- [TASK DESCRIPTION] Locate each line of the material that contains "this", then return it.

+--

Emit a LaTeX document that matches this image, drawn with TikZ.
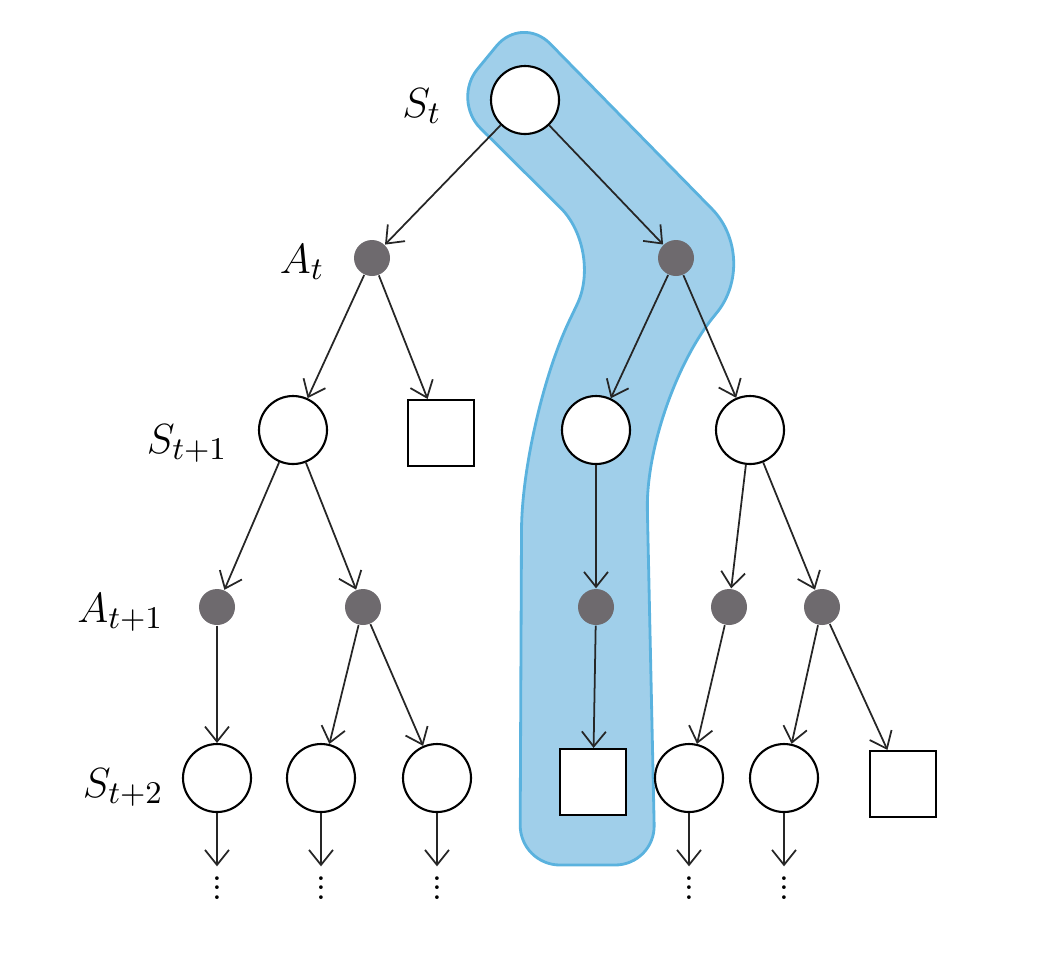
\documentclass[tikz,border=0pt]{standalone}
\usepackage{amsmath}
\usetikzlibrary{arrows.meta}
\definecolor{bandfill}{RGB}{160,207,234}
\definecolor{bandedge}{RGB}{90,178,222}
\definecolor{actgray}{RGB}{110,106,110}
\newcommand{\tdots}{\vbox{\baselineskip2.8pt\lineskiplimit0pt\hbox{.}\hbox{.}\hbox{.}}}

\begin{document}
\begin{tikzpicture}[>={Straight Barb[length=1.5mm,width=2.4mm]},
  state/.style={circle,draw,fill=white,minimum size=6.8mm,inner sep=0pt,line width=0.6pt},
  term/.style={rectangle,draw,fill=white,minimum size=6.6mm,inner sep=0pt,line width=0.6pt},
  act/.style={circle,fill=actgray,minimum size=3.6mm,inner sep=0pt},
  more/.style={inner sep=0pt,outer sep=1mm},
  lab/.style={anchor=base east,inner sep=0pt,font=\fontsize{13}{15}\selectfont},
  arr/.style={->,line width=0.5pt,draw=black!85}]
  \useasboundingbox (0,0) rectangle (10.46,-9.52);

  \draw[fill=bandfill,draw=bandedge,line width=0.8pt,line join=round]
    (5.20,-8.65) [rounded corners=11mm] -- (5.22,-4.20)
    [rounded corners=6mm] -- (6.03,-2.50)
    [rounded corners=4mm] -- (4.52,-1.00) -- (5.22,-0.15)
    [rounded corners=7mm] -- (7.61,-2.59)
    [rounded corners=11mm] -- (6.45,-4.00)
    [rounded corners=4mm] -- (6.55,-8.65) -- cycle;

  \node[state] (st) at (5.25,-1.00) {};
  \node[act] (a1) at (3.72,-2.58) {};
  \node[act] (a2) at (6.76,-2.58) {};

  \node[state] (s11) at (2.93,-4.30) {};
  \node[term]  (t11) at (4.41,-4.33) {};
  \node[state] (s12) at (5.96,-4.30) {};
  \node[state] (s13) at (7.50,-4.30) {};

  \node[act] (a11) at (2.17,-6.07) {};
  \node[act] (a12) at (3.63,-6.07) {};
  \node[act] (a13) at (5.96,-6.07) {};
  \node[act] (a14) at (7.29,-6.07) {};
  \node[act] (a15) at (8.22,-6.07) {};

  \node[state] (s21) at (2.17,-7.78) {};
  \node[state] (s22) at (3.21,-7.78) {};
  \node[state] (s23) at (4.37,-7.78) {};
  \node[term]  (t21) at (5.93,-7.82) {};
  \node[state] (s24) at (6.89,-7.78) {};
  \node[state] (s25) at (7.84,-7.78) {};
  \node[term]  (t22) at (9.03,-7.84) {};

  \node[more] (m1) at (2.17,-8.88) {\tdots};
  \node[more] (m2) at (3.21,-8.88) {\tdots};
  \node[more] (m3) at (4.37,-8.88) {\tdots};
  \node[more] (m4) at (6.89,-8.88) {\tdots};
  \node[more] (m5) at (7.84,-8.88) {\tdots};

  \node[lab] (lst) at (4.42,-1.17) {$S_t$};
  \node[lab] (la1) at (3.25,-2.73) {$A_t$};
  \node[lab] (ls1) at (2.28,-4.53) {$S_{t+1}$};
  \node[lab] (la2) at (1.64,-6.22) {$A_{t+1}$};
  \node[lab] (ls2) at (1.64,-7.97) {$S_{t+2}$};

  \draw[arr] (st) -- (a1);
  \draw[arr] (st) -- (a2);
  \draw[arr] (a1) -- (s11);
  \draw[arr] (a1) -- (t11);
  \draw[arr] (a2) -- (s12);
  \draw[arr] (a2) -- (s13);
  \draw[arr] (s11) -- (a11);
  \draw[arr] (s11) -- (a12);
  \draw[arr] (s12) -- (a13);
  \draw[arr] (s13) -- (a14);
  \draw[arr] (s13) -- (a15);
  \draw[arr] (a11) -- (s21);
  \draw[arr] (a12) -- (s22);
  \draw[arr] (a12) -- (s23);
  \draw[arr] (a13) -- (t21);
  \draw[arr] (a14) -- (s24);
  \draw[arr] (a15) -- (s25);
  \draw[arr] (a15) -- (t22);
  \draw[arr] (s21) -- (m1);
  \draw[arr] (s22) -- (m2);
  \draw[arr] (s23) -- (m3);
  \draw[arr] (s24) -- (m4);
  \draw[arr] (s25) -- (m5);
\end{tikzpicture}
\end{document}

+--

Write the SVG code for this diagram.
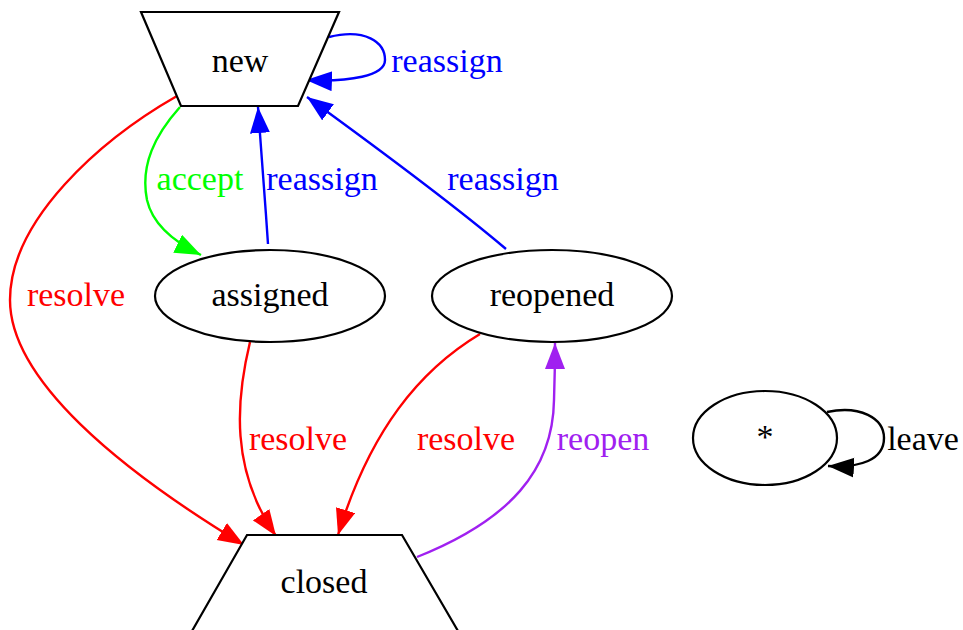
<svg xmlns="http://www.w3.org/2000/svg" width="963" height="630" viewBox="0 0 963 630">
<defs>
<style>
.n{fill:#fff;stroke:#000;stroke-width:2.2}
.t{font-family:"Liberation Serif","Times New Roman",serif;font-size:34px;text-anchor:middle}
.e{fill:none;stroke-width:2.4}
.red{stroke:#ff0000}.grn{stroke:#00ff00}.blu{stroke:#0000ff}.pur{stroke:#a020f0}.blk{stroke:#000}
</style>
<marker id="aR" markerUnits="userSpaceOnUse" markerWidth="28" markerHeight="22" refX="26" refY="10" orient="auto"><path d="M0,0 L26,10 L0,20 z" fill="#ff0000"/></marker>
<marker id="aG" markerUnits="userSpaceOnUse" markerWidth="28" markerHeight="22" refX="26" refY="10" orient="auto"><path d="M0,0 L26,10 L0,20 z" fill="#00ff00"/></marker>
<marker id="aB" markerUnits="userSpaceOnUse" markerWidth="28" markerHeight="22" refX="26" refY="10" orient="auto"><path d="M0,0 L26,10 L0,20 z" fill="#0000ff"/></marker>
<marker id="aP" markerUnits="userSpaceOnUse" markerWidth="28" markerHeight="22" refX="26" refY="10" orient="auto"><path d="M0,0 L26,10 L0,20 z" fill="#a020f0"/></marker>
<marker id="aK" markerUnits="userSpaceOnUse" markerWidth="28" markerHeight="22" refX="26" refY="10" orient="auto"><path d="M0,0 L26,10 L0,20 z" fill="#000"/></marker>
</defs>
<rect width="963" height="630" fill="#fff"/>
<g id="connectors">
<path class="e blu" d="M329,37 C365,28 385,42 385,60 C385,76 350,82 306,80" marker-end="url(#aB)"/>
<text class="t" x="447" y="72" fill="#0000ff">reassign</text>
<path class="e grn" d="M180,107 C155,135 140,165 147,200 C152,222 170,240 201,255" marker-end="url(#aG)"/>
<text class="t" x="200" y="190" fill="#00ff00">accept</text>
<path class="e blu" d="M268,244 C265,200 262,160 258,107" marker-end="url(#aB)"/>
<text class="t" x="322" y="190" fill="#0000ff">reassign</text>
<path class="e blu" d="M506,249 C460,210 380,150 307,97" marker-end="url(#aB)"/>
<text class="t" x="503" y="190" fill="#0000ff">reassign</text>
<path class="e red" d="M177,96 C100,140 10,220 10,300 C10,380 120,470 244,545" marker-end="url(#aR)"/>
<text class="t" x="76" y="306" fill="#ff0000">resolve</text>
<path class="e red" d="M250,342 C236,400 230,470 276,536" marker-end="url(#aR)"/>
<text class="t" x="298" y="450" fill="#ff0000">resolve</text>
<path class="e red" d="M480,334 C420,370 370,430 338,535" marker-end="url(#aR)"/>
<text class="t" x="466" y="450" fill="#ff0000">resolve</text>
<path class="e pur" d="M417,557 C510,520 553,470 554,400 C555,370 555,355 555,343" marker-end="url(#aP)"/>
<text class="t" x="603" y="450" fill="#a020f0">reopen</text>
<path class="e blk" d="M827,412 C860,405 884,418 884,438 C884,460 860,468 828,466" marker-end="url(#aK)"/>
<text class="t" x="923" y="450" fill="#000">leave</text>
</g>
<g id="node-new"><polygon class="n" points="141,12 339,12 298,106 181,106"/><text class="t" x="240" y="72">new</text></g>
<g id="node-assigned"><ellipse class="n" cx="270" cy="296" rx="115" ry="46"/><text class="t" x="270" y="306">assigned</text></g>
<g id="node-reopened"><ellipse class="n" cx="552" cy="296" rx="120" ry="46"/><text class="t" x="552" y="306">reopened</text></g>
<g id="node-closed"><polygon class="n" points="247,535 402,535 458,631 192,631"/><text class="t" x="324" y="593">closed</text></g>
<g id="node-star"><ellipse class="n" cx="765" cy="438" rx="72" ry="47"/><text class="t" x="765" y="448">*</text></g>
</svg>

+--

- [THE RESPONSE]
Emit a LaTeX document that matches this image, drawn with TikZ.
Write the SVG code for this diagram.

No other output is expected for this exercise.